Instructions for the task: Take the line containing "Emit a Python", the line containing "import matplotlib.pyplot as plt", and all lines between them, and transcribe them exactly. Leave out pictures.
--- START OF Available data ---
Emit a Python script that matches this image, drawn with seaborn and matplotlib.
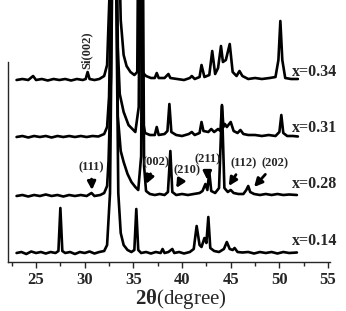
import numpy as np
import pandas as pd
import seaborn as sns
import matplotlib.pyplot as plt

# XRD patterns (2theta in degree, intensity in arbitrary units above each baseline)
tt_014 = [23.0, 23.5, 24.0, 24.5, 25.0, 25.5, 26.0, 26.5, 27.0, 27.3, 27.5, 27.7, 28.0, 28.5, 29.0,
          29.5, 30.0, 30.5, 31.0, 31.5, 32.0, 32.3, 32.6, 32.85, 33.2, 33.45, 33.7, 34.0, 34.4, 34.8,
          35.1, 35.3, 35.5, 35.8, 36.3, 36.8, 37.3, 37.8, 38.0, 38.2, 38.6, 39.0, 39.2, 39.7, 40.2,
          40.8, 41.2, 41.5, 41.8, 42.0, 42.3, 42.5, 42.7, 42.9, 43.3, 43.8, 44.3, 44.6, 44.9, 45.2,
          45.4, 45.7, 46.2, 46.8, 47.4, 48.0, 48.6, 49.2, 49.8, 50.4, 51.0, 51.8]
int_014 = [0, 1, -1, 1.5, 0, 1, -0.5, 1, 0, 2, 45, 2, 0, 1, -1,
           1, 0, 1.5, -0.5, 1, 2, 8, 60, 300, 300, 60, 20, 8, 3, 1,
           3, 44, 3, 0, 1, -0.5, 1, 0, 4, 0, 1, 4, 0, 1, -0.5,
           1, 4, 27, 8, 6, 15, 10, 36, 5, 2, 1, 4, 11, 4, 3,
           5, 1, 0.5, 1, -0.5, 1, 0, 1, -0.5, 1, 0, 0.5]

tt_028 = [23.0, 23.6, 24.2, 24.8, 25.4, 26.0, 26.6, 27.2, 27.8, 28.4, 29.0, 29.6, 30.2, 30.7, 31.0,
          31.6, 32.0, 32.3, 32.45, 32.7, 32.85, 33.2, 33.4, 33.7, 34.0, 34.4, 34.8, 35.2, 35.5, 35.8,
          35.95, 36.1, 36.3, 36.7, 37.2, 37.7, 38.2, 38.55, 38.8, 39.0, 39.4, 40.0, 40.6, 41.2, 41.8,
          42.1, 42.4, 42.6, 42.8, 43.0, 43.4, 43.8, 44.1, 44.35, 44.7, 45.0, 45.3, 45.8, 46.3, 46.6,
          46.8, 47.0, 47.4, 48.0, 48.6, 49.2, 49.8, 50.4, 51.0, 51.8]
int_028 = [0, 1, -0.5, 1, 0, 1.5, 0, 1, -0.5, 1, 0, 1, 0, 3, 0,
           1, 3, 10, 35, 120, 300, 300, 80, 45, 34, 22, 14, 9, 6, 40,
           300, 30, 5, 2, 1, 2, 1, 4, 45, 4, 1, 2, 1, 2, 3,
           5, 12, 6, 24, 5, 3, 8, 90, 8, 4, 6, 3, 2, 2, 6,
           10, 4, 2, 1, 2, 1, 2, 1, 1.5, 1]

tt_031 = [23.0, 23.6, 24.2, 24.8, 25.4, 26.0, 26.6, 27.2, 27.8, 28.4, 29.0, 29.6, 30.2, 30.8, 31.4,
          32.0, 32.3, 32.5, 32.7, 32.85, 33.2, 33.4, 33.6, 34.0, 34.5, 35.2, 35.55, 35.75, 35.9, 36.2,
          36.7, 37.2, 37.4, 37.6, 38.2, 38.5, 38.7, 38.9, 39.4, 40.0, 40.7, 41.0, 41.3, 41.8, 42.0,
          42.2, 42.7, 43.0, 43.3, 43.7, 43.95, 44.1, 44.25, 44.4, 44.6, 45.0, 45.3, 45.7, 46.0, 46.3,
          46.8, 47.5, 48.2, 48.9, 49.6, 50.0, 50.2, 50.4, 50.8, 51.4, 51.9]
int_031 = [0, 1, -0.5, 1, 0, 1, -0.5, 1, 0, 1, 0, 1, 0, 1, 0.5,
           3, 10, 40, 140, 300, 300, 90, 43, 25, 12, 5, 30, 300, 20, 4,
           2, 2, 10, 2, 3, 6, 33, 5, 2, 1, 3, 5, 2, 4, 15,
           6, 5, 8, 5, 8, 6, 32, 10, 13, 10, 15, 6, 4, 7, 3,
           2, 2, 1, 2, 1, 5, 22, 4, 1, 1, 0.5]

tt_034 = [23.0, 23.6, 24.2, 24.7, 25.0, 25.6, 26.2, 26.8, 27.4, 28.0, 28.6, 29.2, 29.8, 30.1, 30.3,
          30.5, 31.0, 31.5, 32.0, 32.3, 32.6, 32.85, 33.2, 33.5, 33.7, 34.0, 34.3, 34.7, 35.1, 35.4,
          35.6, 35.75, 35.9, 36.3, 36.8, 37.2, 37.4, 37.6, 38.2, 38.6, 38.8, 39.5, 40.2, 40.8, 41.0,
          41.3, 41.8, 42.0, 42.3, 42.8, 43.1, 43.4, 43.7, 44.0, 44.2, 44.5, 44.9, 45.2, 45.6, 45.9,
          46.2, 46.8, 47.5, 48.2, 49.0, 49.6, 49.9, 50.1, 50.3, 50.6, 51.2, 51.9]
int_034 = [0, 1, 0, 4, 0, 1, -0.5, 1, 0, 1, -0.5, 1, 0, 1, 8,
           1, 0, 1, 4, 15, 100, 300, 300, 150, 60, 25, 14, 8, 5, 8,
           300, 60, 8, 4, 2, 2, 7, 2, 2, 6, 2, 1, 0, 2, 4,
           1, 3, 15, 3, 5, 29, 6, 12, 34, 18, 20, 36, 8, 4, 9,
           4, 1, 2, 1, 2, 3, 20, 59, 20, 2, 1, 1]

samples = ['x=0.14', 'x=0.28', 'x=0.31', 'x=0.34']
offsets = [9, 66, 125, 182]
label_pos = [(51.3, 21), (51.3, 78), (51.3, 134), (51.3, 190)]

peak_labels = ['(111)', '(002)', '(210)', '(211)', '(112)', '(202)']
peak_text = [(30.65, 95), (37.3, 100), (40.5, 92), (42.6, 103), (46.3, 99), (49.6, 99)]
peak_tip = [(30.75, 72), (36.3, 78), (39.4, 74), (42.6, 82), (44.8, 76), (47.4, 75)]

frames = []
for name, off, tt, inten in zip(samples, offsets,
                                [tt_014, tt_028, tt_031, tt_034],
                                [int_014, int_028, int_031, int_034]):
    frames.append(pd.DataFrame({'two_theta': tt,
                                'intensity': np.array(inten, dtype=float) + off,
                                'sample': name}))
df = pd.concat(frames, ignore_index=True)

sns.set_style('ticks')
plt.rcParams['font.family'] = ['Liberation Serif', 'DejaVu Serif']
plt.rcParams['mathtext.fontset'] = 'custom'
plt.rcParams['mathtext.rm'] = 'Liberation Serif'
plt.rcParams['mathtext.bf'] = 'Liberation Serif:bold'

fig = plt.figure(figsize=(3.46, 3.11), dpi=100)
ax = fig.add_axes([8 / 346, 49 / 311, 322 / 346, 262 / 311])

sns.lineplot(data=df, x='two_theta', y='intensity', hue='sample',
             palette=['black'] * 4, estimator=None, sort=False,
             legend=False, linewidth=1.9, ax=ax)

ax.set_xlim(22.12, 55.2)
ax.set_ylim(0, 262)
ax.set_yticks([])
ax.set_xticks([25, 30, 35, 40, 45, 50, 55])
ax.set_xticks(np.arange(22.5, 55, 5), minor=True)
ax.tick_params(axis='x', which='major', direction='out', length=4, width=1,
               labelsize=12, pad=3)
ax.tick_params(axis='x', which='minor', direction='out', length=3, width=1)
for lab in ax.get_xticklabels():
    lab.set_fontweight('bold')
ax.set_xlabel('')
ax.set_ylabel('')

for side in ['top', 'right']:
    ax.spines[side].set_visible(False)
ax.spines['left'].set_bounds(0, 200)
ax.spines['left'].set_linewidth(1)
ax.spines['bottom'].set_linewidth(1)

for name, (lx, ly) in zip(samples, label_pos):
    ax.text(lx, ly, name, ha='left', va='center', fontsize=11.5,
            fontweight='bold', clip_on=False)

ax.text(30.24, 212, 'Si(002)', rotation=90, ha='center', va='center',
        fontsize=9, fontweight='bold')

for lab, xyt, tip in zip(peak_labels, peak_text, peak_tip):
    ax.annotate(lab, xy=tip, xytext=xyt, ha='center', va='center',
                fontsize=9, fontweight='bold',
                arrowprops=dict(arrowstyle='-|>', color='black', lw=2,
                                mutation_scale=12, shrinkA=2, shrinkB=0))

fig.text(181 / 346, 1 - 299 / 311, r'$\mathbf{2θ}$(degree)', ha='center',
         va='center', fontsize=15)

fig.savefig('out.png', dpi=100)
--- END OF Available data ---
--- START OF Available data ---
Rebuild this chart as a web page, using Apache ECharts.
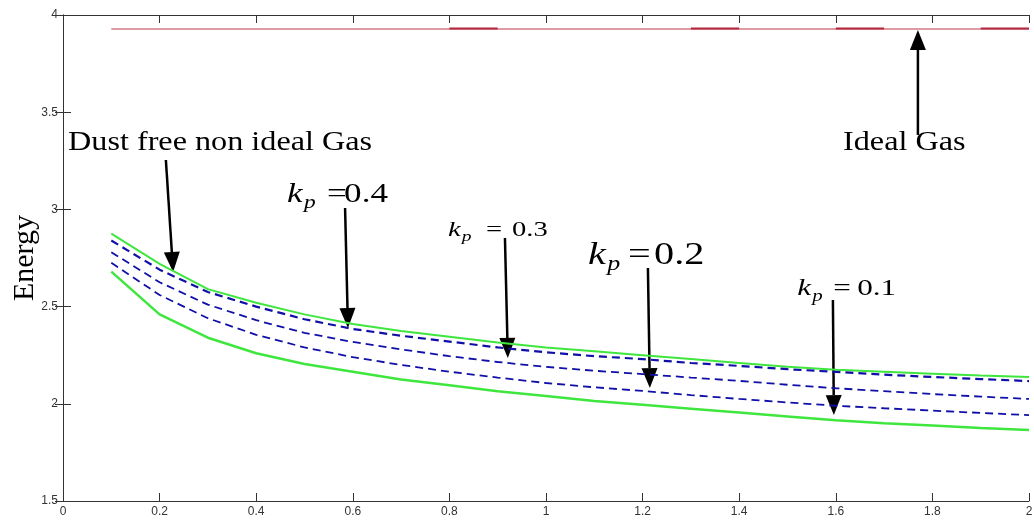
--- END OF Available data ---
--- START OF Available data ---
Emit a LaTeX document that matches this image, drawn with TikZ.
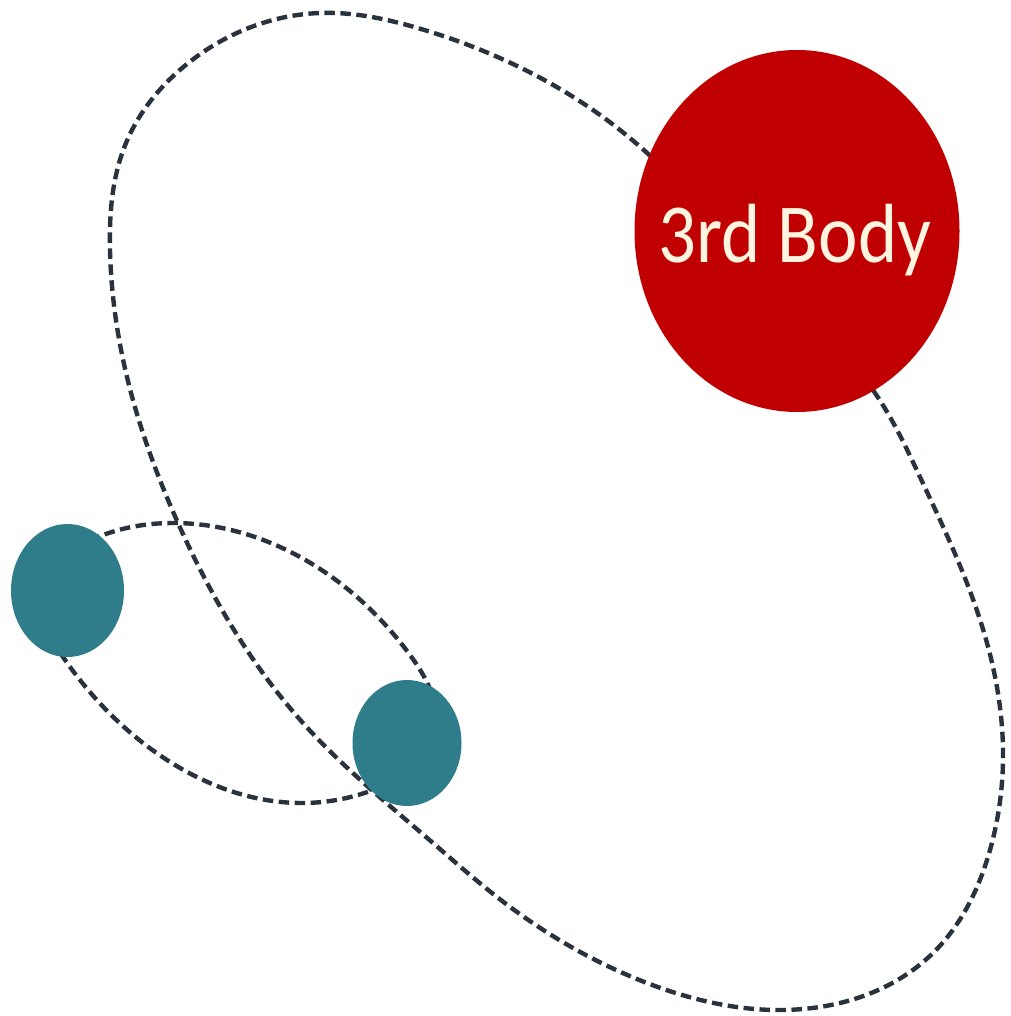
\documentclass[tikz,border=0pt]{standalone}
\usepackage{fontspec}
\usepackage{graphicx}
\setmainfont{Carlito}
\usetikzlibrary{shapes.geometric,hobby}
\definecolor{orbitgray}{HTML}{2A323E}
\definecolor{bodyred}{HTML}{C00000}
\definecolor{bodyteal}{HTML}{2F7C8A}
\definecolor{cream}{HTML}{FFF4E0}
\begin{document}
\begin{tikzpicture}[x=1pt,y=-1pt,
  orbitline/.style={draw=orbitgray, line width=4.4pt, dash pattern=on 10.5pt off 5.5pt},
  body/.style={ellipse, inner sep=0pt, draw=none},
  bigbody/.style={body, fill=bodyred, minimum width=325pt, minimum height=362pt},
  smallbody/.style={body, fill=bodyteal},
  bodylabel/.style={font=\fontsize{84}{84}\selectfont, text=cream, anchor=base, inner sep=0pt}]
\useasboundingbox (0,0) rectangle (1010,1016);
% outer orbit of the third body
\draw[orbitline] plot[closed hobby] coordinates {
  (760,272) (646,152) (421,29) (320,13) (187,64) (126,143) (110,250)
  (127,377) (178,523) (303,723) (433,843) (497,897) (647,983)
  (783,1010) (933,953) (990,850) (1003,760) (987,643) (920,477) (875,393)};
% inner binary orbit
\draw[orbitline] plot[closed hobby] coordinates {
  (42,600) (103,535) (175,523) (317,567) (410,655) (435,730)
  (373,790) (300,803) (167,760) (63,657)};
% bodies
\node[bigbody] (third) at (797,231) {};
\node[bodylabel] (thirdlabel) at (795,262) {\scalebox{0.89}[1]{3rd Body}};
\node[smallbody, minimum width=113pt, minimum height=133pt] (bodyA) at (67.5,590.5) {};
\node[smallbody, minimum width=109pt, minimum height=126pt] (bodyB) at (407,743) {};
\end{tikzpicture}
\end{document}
--- END OF Available data ---
Solution below:
Emit a Python script that matches this image, drawn with seaborn and matplotlib.
import numpy as np
import pandas as pd
import seaborn as sns
import matplotlib.pyplot as plt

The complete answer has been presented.